The Red Shirts or Redshirts of the Southern United States were white supremacist[1][2][3] paramilitary terrorist groups that were active in the late 19th century in the last years of, and after the end of, the Reconstruction era of the United States. Red Shirt groups originated in Mississippi in 1875, when anti-Reconstruction private terror units adopted red shirts to make themselves more visible and threatening to Southern Republicans, both whites and freedmen. Similar groups in the Carolinas also adopted red shirts.

Among the most prominent Red Shirts were the supporters of Democratic Party candidate Wade Hampton during the campaigns for the South Carolina gubernatorial elections of 1876 and 1878.[4] The Red Shirts were one of several paramilitary organizations, such as the White League in Louisiana, arising from the continuing efforts of white Democrats to regain political power in the South in the 1870s. These groups acted as "the military arm of the Democratic Party".[5]

While sometimes engaging in violent acts of terrorism, the Red Shirts, the White League, rifle clubs, and similar groups in the late nineteenth century worked openly and were better organized than the underground terrorist groups such as the Ku Klux Klan. They used organization, intimidation and force to achieve political purposes of restoring the Democrats to power, overturning Republicans, and repressing civil and voting rights of freedmen.[6] During the 1876, 1898, and 1900 campaigns in North Carolina, the Red Shirts played prominent roles in intimidating non-Democratic Party voters.
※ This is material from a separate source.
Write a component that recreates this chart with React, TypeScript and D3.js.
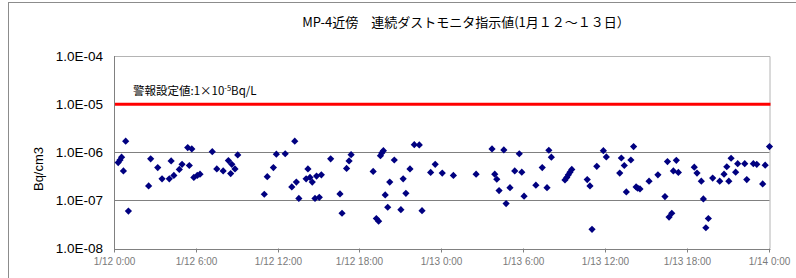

  1. ^ Prather, H. Leon (1977). "The Red Shirt Movement in North Carolina 1898–1900". The Journal of Negro History. 62 (2): 174–184. doi:10.2307/2717177. ISSN 0022-2992. JSTOR 2717177. S2CID 224836399.
  2. ^ Rothstein, Richard (2017). The Color of Law. New York: Liveright Publishing Co. p. 40. ISBN 978-1-63149-285-3. OCLC 959808903.
  3. ^ DeBonis, Mike (23 June 2015). "A field guide to the racists commemorated inside the U.S. Capitol". Washington Post. Retrieved 24 September 2016.
  4. ^ Charles Lane, The Day Freedom Died, (2008) p. 247
  5. ^ George C. Rable, But There Was No Peace: The Role of Violence in the Politics of Reconstruction, Athens: University of Georgia Press, 1984, p. 132
  6. ^ Nicholas Lemann, Redemption: The Last Battle of the Civil War, New York: Farrar, Straus & Giroux, Paperback, 2007, p. 76.